The Supreme Court on Tuesday directed the Board of Control for Cricket in India (BCCI) to incur the expenses for all the matches to be played in the India-England series till December 3.
Also ordering the BCCI to bear the entire expense of Rs. 58.66 lakh for the maiden Rajkot match in the series scheduled for November 9, a Bench led by Chief Justice of India T.S. Thakur said the payments should be made directly to the parties the BCCI has contracted with for the series.
In short, the Bench made it clear that the BCCI should not pay a farthing to member cricket associations of States where the series is going to be held, including the Rajkot/Saurashtra cricket association, all of whom have not complied with the court’s October 21 order to file undertakings to implement the Lodha Committee’s recommendations in letter and spirit.

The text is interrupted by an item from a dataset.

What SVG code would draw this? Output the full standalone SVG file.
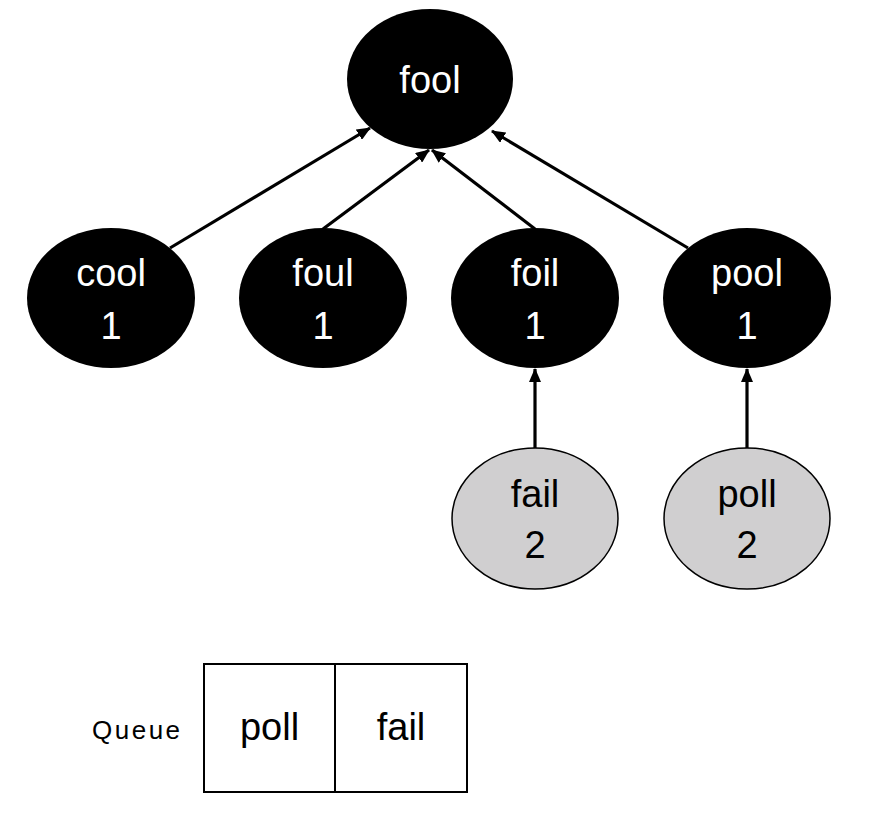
<svg xmlns="http://www.w3.org/2000/svg" width="870" height="814" viewBox="0 0 870 814">
<style>
.dark{fill:#000;}
.light{fill:#d0cfd0;stroke:#000;stroke-width:1.5;}
.t{font-family:"Liberation Sans",Arial,sans-serif;font-size:38px;text-anchor:middle;}
.w{fill:#fff;}
.k{fill:#000;}
.edge{stroke:#000;stroke-width:3.2;fill:none;marker-end:url(#arr);}
.box{fill:#fff;stroke:#000;stroke-width:2;}
</style>
<defs>
<marker id="arr" markerUnits="userSpaceOnUse" markerWidth="14" markerHeight="12" refX="13" refY="6" orient="auto">
<path d="M0,0 L14,6 L0,12 z" fill="#000"/>
</marker>
</defs>
<rect width="870" height="814" fill="#fff"/>
<g id="connectors">
<line class="edge" x1="170" y1="248" x2="370" y2="128"/>
<line class="edge" x1="323" y1="229" x2="429" y2="150"/>
<line class="edge" x1="535" y1="229" x2="432" y2="150"/>
<line class="edge" x1="688" y1="248" x2="492" y2="131"/>
<line class="edge" x1="535" y1="448" x2="535" y2="369"/>
<line class="edge" x1="747" y1="448" x2="747" y2="369"/>
</g>
<g id="fool">
<ellipse class="dark" cx="430" cy="79" rx="83" ry="70"/>
<text class="t w" x="430" y="93">fool</text>
</g>
<g id="cool">
<ellipse class="dark" cx="111" cy="298" rx="84" ry="70"/>
<text class="t w" x="111" y="286">cool</text>
<text class="t w" x="111" y="339">1</text>
</g>
<g id="foul">
<ellipse class="dark" cx="323" cy="298" rx="84" ry="70"/>
<text class="t w" x="323" y="286">foul</text>
<text class="t w" x="323" y="339">1</text>
</g>
<g id="foil">
<ellipse class="dark" cx="535" cy="298" rx="84" ry="70"/>
<text class="t w" x="535" y="286">foil</text>
<text class="t w" x="535" y="339">1</text>
</g>
<g id="pool">
<ellipse class="dark" cx="747" cy="298" rx="84" ry="70"/>
<text class="t w" x="747" y="286">pool</text>
<text class="t w" x="747" y="339">1</text>
</g>
<g id="fail">
<ellipse class="light" cx="535" cy="518.5" rx="83" ry="70.5"/>
<text class="t k" x="535" y="507">fail</text>
<text class="t k" x="535" y="558">2</text>
</g>
<g id="poll">
<ellipse class="light" cx="747" cy="518.5" rx="83" ry="70.5"/>
<text class="t k" x="747" y="507">poll</text>
<text class="t k" x="747" y="558">2</text>
</g>
<g id="queue">
<text x="92" y="739" font-family="Liberation Sans, Arial, sans-serif" font-size="26" letter-spacing="2.5">Queue</text>
<rect class="box" x="204" y="664" width="263" height="128"/>
<line x1="335" y1="664" x2="335" y2="792" stroke="#000" stroke-width="2"/>
<text class="t k" x="269.5" y="740">poll</text>
<text class="t k" x="401" y="740">fail</text>
</g>
</svg>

The accounts of the expenses so incurred by the BCCI would be handed over to the Lodha Committee, which will audit it. The committee has be given permission to appoint an auditor immediately.
Perusing the latest report filed by the Lodha Committee, the Bench allowed the committee to appoint administrative and clerical staff and also experts in various fields to help it to vet a large number of contracts regarding domestic, IPL and international cricket seasons in 2017.
The court had said that contracts above a certain threshold limit should be okayed by the Lodha Committee till the BCCI and its members file undertakings to comply with the reforms.
The BCCI moved the Supreme Court on Tuesday, saying there are no funds for the India-England test series scheduled to start on October 9 at Rajkot.
The hearing was after the BCCI moved the court, seeking an order to the Lodha panel to clear the funds required for the Rajkot match with immediate effect.
panel secretary Gopal Sankaranarayanan said neither the BCCI nor its member-State associations have so far given any compliance reports or undertakings that they will comply with the recommendations as per the Supreme Court verdict on October 21.
The court has frozen disbursal of funds from the BCCI to the State member associations till the latter comply with the recommendations.
The new move on the eve of the series came despite the Supreme Court concluding in its October 21 judgment that the BCCI’s top administrators, including its president and BJP MP Anurag Thakur, were an impediment to the Lodha Committee’s efforts to reform Indian cricket.
A three-judge Bench of Chief Justice of India T.S. Thakur and Justices D.Y. Chandrachud and A.M. Khanwilkar had said there was “substance” in the committee’s suggestion that the BCCI bosses’ defiance and intransigence to its recommendations should be punished with their removal.
However, the apex court gave the BCCI an “additional opportunity” to prove its bona fide and engineer an all-out effort to induce its member State associations to adopt the committee reforms for fairness and transparency in cricket administration.
The BCCI has to accomplish this task by December 3. Its president and the secretary, Ajay Shirke, has to file a compliance report in the Supreme Court by that. The duo have to also appear before the committee to explain the manner of compliance. The Supreme Court has fixed the next date of hearing on December 5.
It had ordered that all disbursements of BCCI funds to member State associations should “forthwith cease and desist” till the latter see reason and resolve to fully comply with the Lodha reforms in letter and spirit.
“Any transfer of funds shall take place to the State associations only after compliance is effected,” the Supreme Court had ordered.
Further, the court directed the Lodha Committee to appoint an independent auditor to scrutinise and audit the income received and expenditure incurred by BCCI. The auditor shall oversee the Board’s tendering process. The committee shall also fix a threshold value for award of contracts by the BCCI. Any contracts valued above the threshold limit shall be entered into only after the committee’s approval, the court directed.